Auschwitz may have been the main killing center during the Holocaust, but all death camps and concentration camps killed prisoners. In September of 1941, 850 malnourished and ill prisoners were killed in an experimental gassing at Auschwitz (Auschwitz; Nazi Death Camps). Prisoners were then regularly sent to gas chambers and killed with Zyklon-B gas. It takes about 10 minutes to kill 2,000 to 3,000 people in the gas chambers. Some prisoners were shot in the middle of the camp, and were then burned in nearby ditches. To show what happened if prisoners didn’t work hard or fast enough, the guards hung other prisoners in front of them. If prisoners were too weak, they were taken to the hospital to be killed by lethal injection if they weren’t expected to recover. Prisoners were also taken to bathhouses and killed with chemicals. Once, so many prisoners were dying that the guards could not keep up with the amount of bodies that needed to be incinerated, that they started throwing bodies in enormous piles outside and burned them in clear view of other prisoners (Auschwitz; A Nazi Concentration Camp).

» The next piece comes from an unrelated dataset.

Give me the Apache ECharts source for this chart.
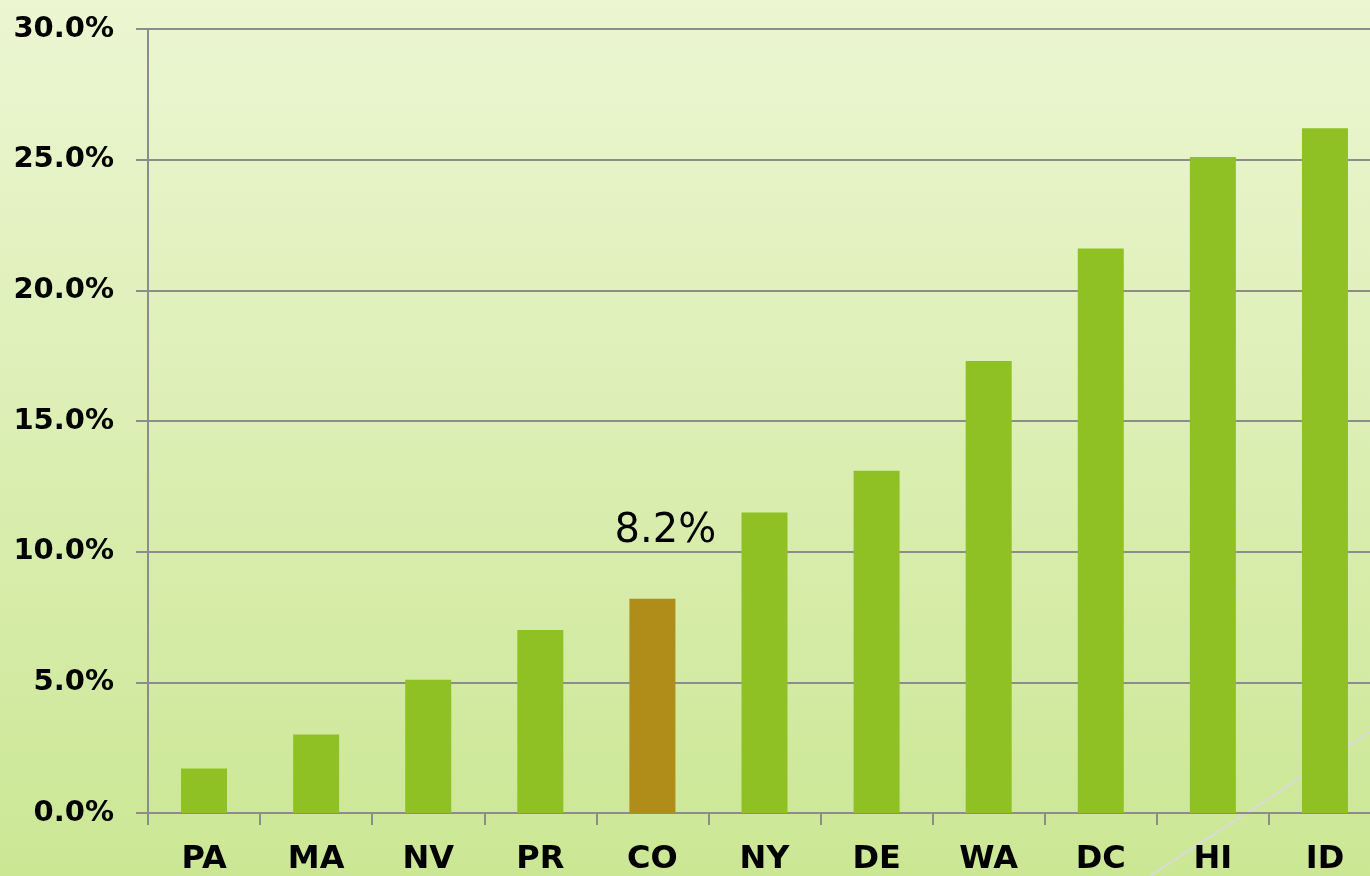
<!DOCTYPE html>
<html>
<head>
<meta charset="utf-8">
<script src="https://cdn.jsdelivr.net/npm/echarts@6/dist/echarts.min.js"></script>
<style>
  html, body { margin: 0; padding: 0; }
  #chart { width: 1370px; height: 876px; }
</style>
</head>
<body>
<div id="chart"></div>
<script>
// values
const states = ['PA', 'MA', 'NV', 'PR', 'CO', 'NY', 'DE', 'WA', 'DC', 'HI', 'ID']
const rates = [1.7, 3.0, 5.1, 7.0, 8.2, 11.5, 13.1, 17.3, 21.6, 25.1, 26.2]
const highlight = 'CO'

const initChart = () => {
    const myChart = echarts.init(document.getElementById('chart'))

    const barData = states.map((s, i) => {
        if (s !== highlight) return rates[i]
        return {
            value: rates[i],
            itemStyle: { color: '#b08c18' },
            label: {
                show: true,
                position: 'top',
                distance: 47,
                offset: [13, 0],
                formatter: p => p.value.toFixed(1) + '%',
                fontFamily: 'DejaVu Sans',
                fontSize: 40,
                color: '#000'
            }
        }
    })

    myChart.setOption({
        backgroundColor: new echarts.graphic.LinearGradient(0, 0, 0, 1, [
            { offset: 0, color: '#ecf6d2' },
            { offset: 1, color: '#cbe794' }
        ]),
        graphic: [{
            type: 'line',
            z: -1,
            shape: { x1: 1150, y1: 876, x2: 1370, y2: 732 },
            style: { stroke: '#dadada', lineWidth: 2 }
        }],
        grid: { left: 148, top: 29, right: -11, bottom: 63, outerBoundsMode: 'none', containLabel: false },
        xAxis: {
            type: 'category',
            data: states,
            axisLine: { lineStyle: { color: '#8c8c8c', width: 2 } },
            axisTick: { show: true, length: 12, lineStyle: { color: '#8c8c8c', width: 2 } },
            axisLabel: {
                margin: 31,
                fontFamily: 'DejaVu Sans',
                fontWeight: 'bold',
                fontSize: 32,
                color: '#000'
            }
        },
        yAxis: {
            type: 'value',
            min: 0,
            max: 30,
            interval: 5,
            axisLine: { show: true, lineStyle: { color: '#8c8c8c', width: 2 } },
            axisTick: { show: true, length: 12, lineStyle: { color: '#8c8c8c', width: 2 } },
            splitLine: { lineStyle: { color: '#8c8c8c', width: 2 } },
            axisLabel: {
                margin: 34,
                formatter: v => v.toFixed(1) + '%',
                fontFamily: 'DejaVu Sans',
                fontWeight: 'bold',
                fontSize: 29,
                color: '#000'
            }
        },
        series: [{
            type: 'bar',
            data: barData,
            barWidth: 46,
            itemStyle: { color: '#8fc124' },
            z: 3
        }]
    })
}

window.addEventListener('load', () => {
    initChart()
})
</script>
</body>
</html>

Daily life included long work days and mass killing in Nazi concentration camps. The main killing center during the Holocaust was Auschwitz, the largest of Nazi Germany concentration camps. Daily life for prisoners was agonizing and full of work. Prisoners were put to work in hazardous conditions. Prisoners were killed in every camp across Poland. Remembering days in Nazi concentration camps was nothing in comparison to remembering days full of fun and games from your favorite summer camp.